:: Source excerpt
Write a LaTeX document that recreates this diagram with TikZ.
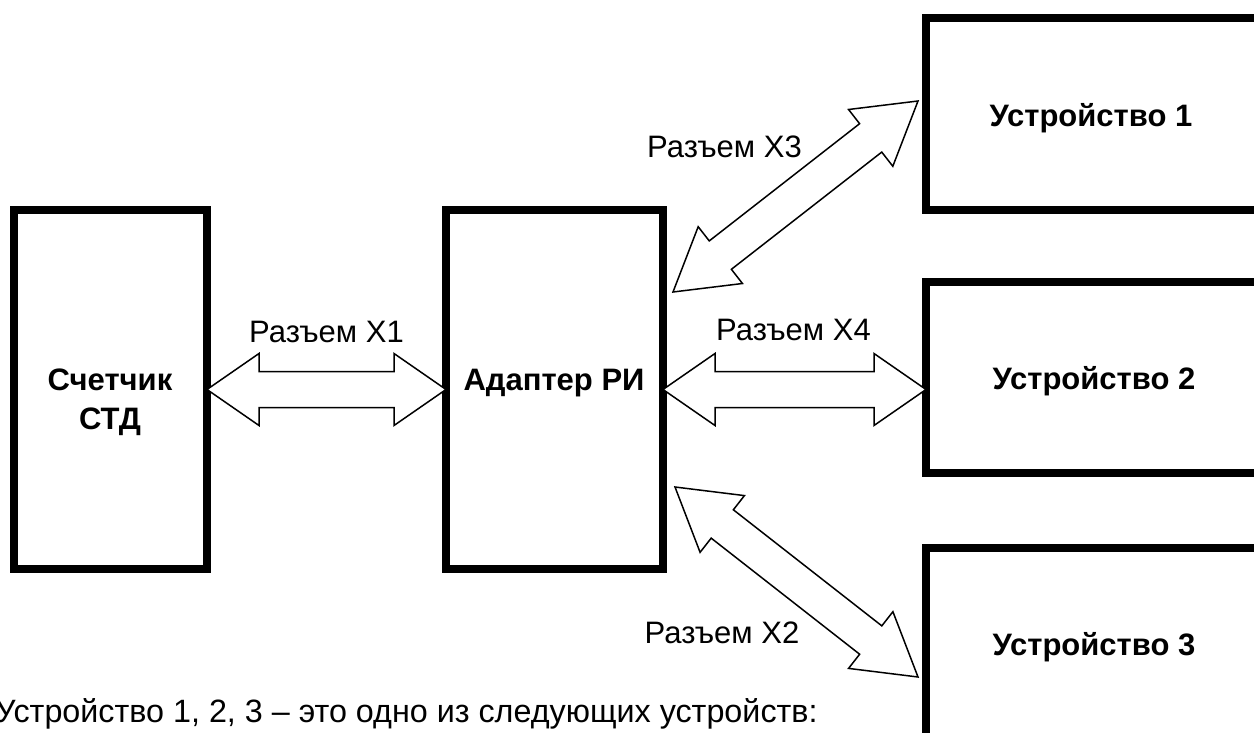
\documentclass[tikz,border=0pt]{standalone}
\usepackage{fontspec}
\setmainfont{Liberation Sans}
\usetikzlibrary{calc}
\begin{document}
\begin{tikzpicture}[x=1pt,y=1pt,
  unit/.style={draw=black, line width=8pt, rectangle, outer sep=0pt, inner sep=0pt},
  boldlbl/.style={font=\fontsize{31}{37}\selectfont\bfseries, anchor=base, inner sep=0pt},
  plainlbl/.style={font=\fontsize{31}{37}\selectfont, anchor=base, inner sep=0pt},
  blhead/.store in=\blhead, blhalf/.store in=\blhalf, blshaft/.store in=\blshaft,
  blhead=52, blhalf=36, blshaft=18,
  % hollow double-headed block arrow from the start point to the target point
  link/.style={draw=black, line width=1.5pt, fill=white, line join=miter,
    to path={let \p1=(\tikztostart), \p2=(\tikztotarget),
                 \n1={atan2(\y2-\y1,\x2-\x1)} in
      -- ($(\p1)+({\n1}:\blhead pt)+({\n1+90}:\blhalf pt)$)
      -- ($(\p1)+({\n1}:\blhead pt)+({\n1+90}:\blshaft pt)$)
      -- ($(\p2)+({\n1+180}:\blhead pt)+({\n1+90}:\blshaft pt)$)
      -- ($(\p2)+({\n1+180}:\blhead pt)+({\n1+90}:\blhalf pt)$)
      -- (\p2)
      -- ($(\p2)+({\n1+180}:\blhead pt)+({\n1-90}:\blhalf pt)$)
      -- ($(\p2)+({\n1+180}:\blhead pt)+({\n1-90}:\blshaft pt)$)
      -- ($(\p1)+({\n1}:\blhead pt)+({\n1-90}:\blshaft pt)$)
      -- ($(\p1)+({\n1}:\blhead pt)+({\n1-90}:\blhalf pt)$)
      -- cycle}},
]
\useasboundingbox (0,0) rectangle (1254,-733);
\clip (0,0) rectangle (1254,-733);

% blocks
\node[unit, minimum width=193pt, minimum height=359pt] (sch) at (110.5,-389.5) {};
\node[unit, minimum width=217pt, minimum height=359pt] (ad)  at (554.5,-389.5) {};
\node[unit, minimum width=374pt, minimum height=192pt] (dev1) at (1113,-114) {};
\node[unit, minimum width=374pt, minimum height=191pt] (dev2) at (1113,-377.5) {};
\node[unit, minimum width=374pt, minimum height=252pt] (dev3) at (1113,-674) {};

% block captions
\node[boldlbl] (schA) at (110,-390) {Счетчик};
\node[boldlbl] (schB) at (110,-429) {СТД};
\node[boldlbl] (adT) at (554,-390) {Адаптер РИ};
\node[boldlbl] (dev1T) at (1091,-127) {Устройство 1};
\node[boldlbl] (dev2T) at (1094,-389) {Устройство 2};
\node[boldlbl] (dev3T) at (1094,-655) {Устройство 3};

% arrow end points
\coordinate (x4b) at (dev2.west |- ad.east);
\coordinate (x3a) at ($(ad.north east)+(10,-82)$);
\coordinate (x3b) at ($(dev1.west)+(-8,13)$);
\coordinate (x2a) at ($(ad.south east)+(12,82)$);
\coordinate (x2b) at ($(dev3.north west)+(-8,-129)$);

% connectors
\draw[link] (sch.east) to (ad.west);
\draw[link] (ad.east) to (x4b);
\draw[link, blhead=60] (x3a) to (x3b);
\draw[link, blhead=60] (x2a) to (x2b);

% connector labels
\node[plainlbl] (lx1) at (326.5,-342) {Разъем X1};
\node[plainlbl] (lx4) at (793.5,-340) {Разъем X4};
\node[plainlbl] (lx3) at (724.5,-158) {Разъем X3};
\node[plainlbl] (lx2) at (722,-643) {Разъем X2};

% note
\node[plainlbl, font=\fontsize{32.3}{38}\selectfont, anchor=base west] (note) at (-5,-722) {Устройство 1, 2, 3 – это одно из следующих устройств:};
\end{tikzpicture}
\end{document}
::::
**Exercise aim:**
Write out again every line above exactly as given; the pictures do not belong in the copy.

**Exercise answer:**
Write a LaTeX document that recreates this diagram with TikZ.
\documentclass[tikz,border=0pt]{standalone}
\usepackage{fontspec}
\setmainfont{Liberation Sans}
\usetikzlibrary{calc}
\begin{document}
\begin{tikzpicture}[x=1pt,y=1pt,
  unit/.style={draw=black, line width=8pt, rectangle, outer sep=0pt, inner sep=0pt},
  boldlbl/.style={font=\fontsize{31}{37}\selectfont\bfseries, anchor=base, inner sep=0pt},
  plainlbl/.style={font=\fontsize{31}{37}\selectfont, anchor=base, inner sep=0pt},
  blhead/.store in=\blhead, blhalf/.store in=\blhalf, blshaft/.store in=\blshaft,
  blhead=52, blhalf=36, blshaft=18,
  % hollow double-headed block arrow from the start point to the target point
  link/.style={draw=black, line width=1.5pt, fill=white, line join=miter,
    to path={let \p1=(\tikztostart), \p2=(\tikztotarget),
                 \n1={atan2(\y2-\y1,\x2-\x1)} in
      -- ($(\p1)+({\n1}:\blhead pt)+({\n1+90}:\blhalf pt)$)
      -- ($(\p1)+({\n1}:\blhead pt)+({\n1+90}:\blshaft pt)$)
      -- ($(\p2)+({\n1+180}:\blhead pt)+({\n1+90}:\blshaft pt)$)
      -- ($(\p2)+({\n1+180}:\blhead pt)+({\n1+90}:\blhalf pt)$)
      -- (\p2)
      -- ($(\p2)+({\n1+180}:\blhead pt)+({\n1-90}:\blhalf pt)$)
      -- ($(\p2)+({\n1+180}:\blhead pt)+({\n1-90}:\blshaft pt)$)
      -- ($(\p1)+({\n1}:\blhead pt)+({\n1-90}:\blshaft pt)$)
      -- ($(\p1)+({\n1}:\blhead pt)+({\n1-90}:\blhalf pt)$)
      -- cycle}},
]
\useasboundingbox (0,0) rectangle (1254,-733);
\clip (0,0) rectangle (1254,-733);

% blocks
\node[unit, minimum width=193pt, minimum height=359pt] (sch) at (110.5,-389.5) {};
\node[unit, minimum width=217pt, minimum height=359pt] (ad)  at (554.5,-389.5) {};
\node[unit, minimum width=374pt, minimum height=192pt] (dev1) at (1113,-114) {};
\node[unit, minimum width=374pt, minimum height=191pt] (dev2) at (1113,-377.5) {};
\node[unit, minimum width=374pt, minimum height=252pt] (dev3) at (1113,-674) {};

% block captions
\node[boldlbl] (schA) at (110,-390) {Счетчик};
\node[boldlbl] (schB) at (110,-429) {СТД};
\node[boldlbl] (adT) at (554,-390) {Адаптер РИ};
\node[boldlbl] (dev1T) at (1091,-127) {Устройство 1};
\node[boldlbl] (dev2T) at (1094,-389) {Устройство 2};
\node[boldlbl] (dev3T) at (1094,-655) {Устройство 3};

% arrow end points
\coordinate (x4b) at (dev2.west |- ad.east);
\coordinate (x3a) at ($(ad.north east)+(10,-82)$);
\coordinate (x3b) at ($(dev1.west)+(-8,13)$);
\coordinate (x2a) at ($(ad.south east)+(12,82)$);
\coordinate (x2b) at ($(dev3.north west)+(-8,-129)$);

% connectors
\draw[link] (sch.east) to (ad.west);
\draw[link] (ad.east) to (x4b);
\draw[link, blhead=60] (x3a) to (x3b);
\draw[link, blhead=60] (x2a) to (x2b);

% connector labels
\node[plainlbl] (lx1) at (326.5,-342) {Разъем X1};
\node[plainlbl] (lx4) at (793.5,-340) {Разъем X4};
\node[plainlbl] (lx3) at (724.5,-158) {Разъем X3};
\node[plainlbl] (lx2) at (722,-643) {Разъем X2};

% note
\node[plainlbl, font=\fontsize{32.3}{38}\selectfont, anchor=base west] (note) at (-5,-722) {Устройство 1, 2, 3 – это одно из следующих устройств:};
\end{tikzpicture}
\end{document}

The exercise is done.